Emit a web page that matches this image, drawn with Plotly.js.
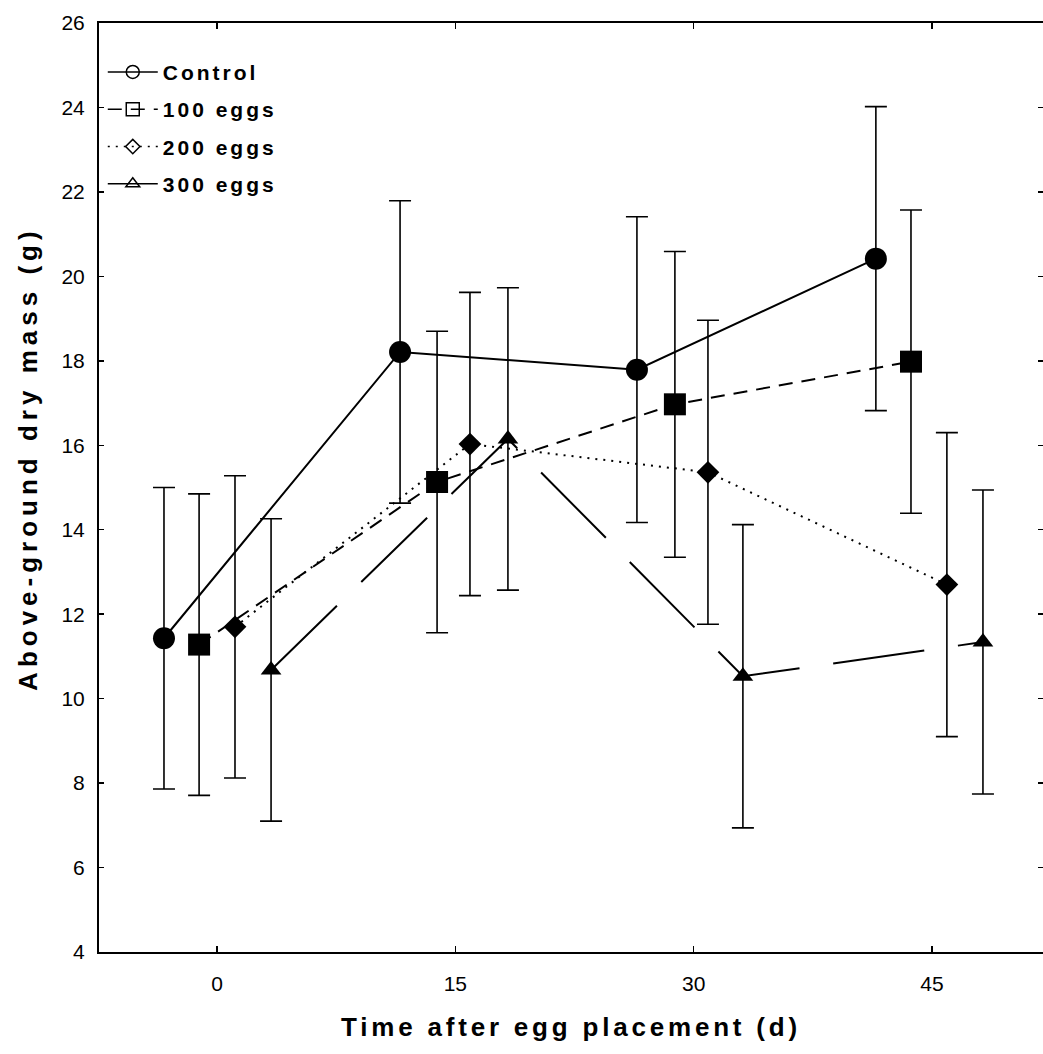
<!DOCTYPE html>
<html><head><meta charset="utf-8">
<script src="https://cdn.plot.ly/plotly-3.0.1.min.js"></script>
<style>
html,body{margin:0;padding:0;background:#fff}
#chart{width:1043px;height:1054px}
.legendtext{letter-spacing:3px}
.g-xtitle text{letter-spacing:3.8px}
.annotation-text{letter-spacing:5px}
</style></head><body><div id="chart"></div>
<script>
// Series names
const seriesNames = ['Control', '100 eggs', '200 eggs', '300 eggs'];

// Days after egg placement (points plotted with small offsets per group)
const controlX = [-3.34, 11.52, 26.43, 41.47];
const eggs100X = [-1.13, 13.85, 28.82, 43.68];
const eggs200X = [1.13, 15.92, 30.90, 45.94];
const eggs300X = [3.40, 18.31, 33.10, 48.21];

// Above-ground dry mass (g), means
const controlY = [11.43, 18.21, 17.79, 20.42];
const eggs100Y = [11.28, 15.13, 16.97, 17.98];
const eggs200Y = [11.70, 16.03, 15.36, 12.70];
const eggs300Y = [10.68, 16.15, 10.53, 11.34];

// Error bar half-lengths (g)
const controlErr = [3.57, 3.58, 3.62, 3.60];
const eggs100Err = [3.57, 3.57, 3.62, 3.59];
const eggs200Err = [3.58, 3.59, 3.60, 3.60];
const eggs300Err = [3.58, 3.58, 3.59, 3.60];

// Axis ticks
const xTickVals = [0, 15, 30, 45];
const yTickVals = [4, 6, 8, 10, 12, 14, 16, 18, 20, 22, 24, 26];

const xs = [controlX, eggs100X, eggs200X, eggs300X];
const ys = [controlY, eggs100Y, eggs200Y, eggs300Y];
const errs = [controlErr, eggs100Err, eggs200Err, eggs300Err];
const dashes = ['solid', '14px,9px', '2px,6px', '92px,34px'];
const symbols = ['circle', 'square', 'diamond', 'triangle-up'];
const sizes = [22, 22, 17.5, 18];
const legendSymbols = ['circle-open', 'square-open', 'diamond-open', 'triangle-up-open'];
const legendSizes = [13, 13, 11, 12];

const traces = [];
for (let i = 0; i < 4; i++) {
  traces.push({
    type: 'scatter', mode: 'lines+markers',
    x: xs[i], y: ys[i], name: seriesNames[i], showlegend: false,
    line: {color: '#000', width: 2, dash: dashes[i]},
    marker: {color: '#000', symbol: symbols[i], size: sizes[i]},
    error_y: {type: 'data', array: errs[i], visible: true, color: '#000', thickness: 1.6, width: 11}
  });
}
for (let i = 0; i < 4; i++) {
  traces.push({
    type: 'scatter', mode: 'lines+markers',
    x: [null], y: [null], name: seriesNames[i], showlegend: true,
    legendgroup: 'g' + i,
    line: {color: '#000', width: 1.5, dash: i === 3 ? 'solid' : dashes[i]},
    marker: {color: '#000', symbol: legendSymbols[i], size: legendSizes[i], line: {width: 1.5}}
  });
}
const layout = {
  width: 1043, height: 1054,
  paper_bgcolor: '#fff', plot_bgcolor: '#fff',
  margin: {l: 99, r: 0, t: 23, b: 102},
  font: {family: 'Liberation Sans, Arial, sans-serif', color: '#000'},
  showlegend: true,
  legend: {
    x: 0.004, y: 0.969, xanchor: 'left', yanchor: 'top',
    font: {size: 21, weight: 'bold', family: 'Liberation Sans, Arial, sans-serif'},
    bgcolor: 'rgba(0,0,0,0)', itemwidth: 50, traceorder: 'grouped', tracegroupgap: 7
  },
  xaxis: {
    range: [-7.43, 51.99], tickvals: xTickVals, ticktext: xTickVals.map(String),
    ticks: 'inside', ticklen: 6, tickwidth: 1.5, tickcolor: '#000',
    showline: true, linecolor: '#000', linewidth: 2, mirror: 'ticks',
    showgrid: false, zeroline: false,
    tickfont: {size: 21}, ticklabelstandoff: 12,
    title: {text: 'Time after egg placement (d)', font: {size: 26, weight: 'bold'}, standoff: 24}
  },
  yaxis: {
    range: [4, 26], tickvals: yTickVals, ticktext: yTickVals.map(String),
    ticks: 'inside', ticklen: 5, tickwidth: 1.5, tickcolor: '#000',
    showline: true, linecolor: '#000', linewidth: 2, mirror: 'ticks',
    showgrid: false, zeroline: false,
    tickfont: {size: 21}, ticklabelstandoff: 8
  },
  annotations: [{
    text: 'Above-ground dry mass (g)', textangle: -90,
    xref: 'paper', yref: 'paper', x: -0.0753, y: 0.5307,
    xanchor: 'center', yanchor: 'middle', showarrow: false,
    font: {size: 26, weight: 'bold', family: 'Liberation Sans, Arial, sans-serif'}
  }]
};
Plotly.newPlot('chart', traces, layout, {displayModeBar: false, staticPlot: true});
</script></body></html>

_ _ _ _

[PROBLEM TO WORK ON]: Leave out the pictures and repeat the lines from the start of the material through the line with "const eggs300Err = [3.58, 3.58, 3.59, 3.60];", inclusive.

[SOLUTION TO THIS TASK]:
Emit a web page that matches this image, drawn with Plotly.js.
<!DOCTYPE html>
<html><head><meta charset="utf-8">
<script src="https://cdn.plot.ly/plotly-3.0.1.min.js"></script>
<style>
html,body{margin:0;padding:0;background:#fff}
#chart{width:1043px;height:1054px}
.legendtext{letter-spacing:3px}
.g-xtitle text{letter-spacing:3.8px}
.annotation-text{letter-spacing:5px}
</style></head><body><div id="chart"></div>
<script>
// Series names
const seriesNames = ['Control', '100 eggs', '200 eggs', '300 eggs'];

// Days after egg placement (points plotted with small offsets per group)
const controlX = [-3.34, 11.52, 26.43, 41.47];
const eggs100X = [-1.13, 13.85, 28.82, 43.68];
const eggs200X = [1.13, 15.92, 30.90, 45.94];
const eggs300X = [3.40, 18.31, 33.10, 48.21];

// Above-ground dry mass (g), means
const controlY = [11.43, 18.21, 17.79, 20.42];
const eggs100Y = [11.28, 15.13, 16.97, 17.98];
const eggs200Y = [11.70, 16.03, 15.36, 12.70];
const eggs300Y = [10.68, 16.15, 10.53, 11.34];

// Error bar half-lengths (g)
const controlErr = [3.57, 3.58, 3.62, 3.60];
const eggs100Err = [3.57, 3.57, 3.62, 3.59];
const eggs200Err = [3.58, 3.59, 3.60, 3.60];
const eggs300Err = [3.58, 3.58, 3.59, 3.60];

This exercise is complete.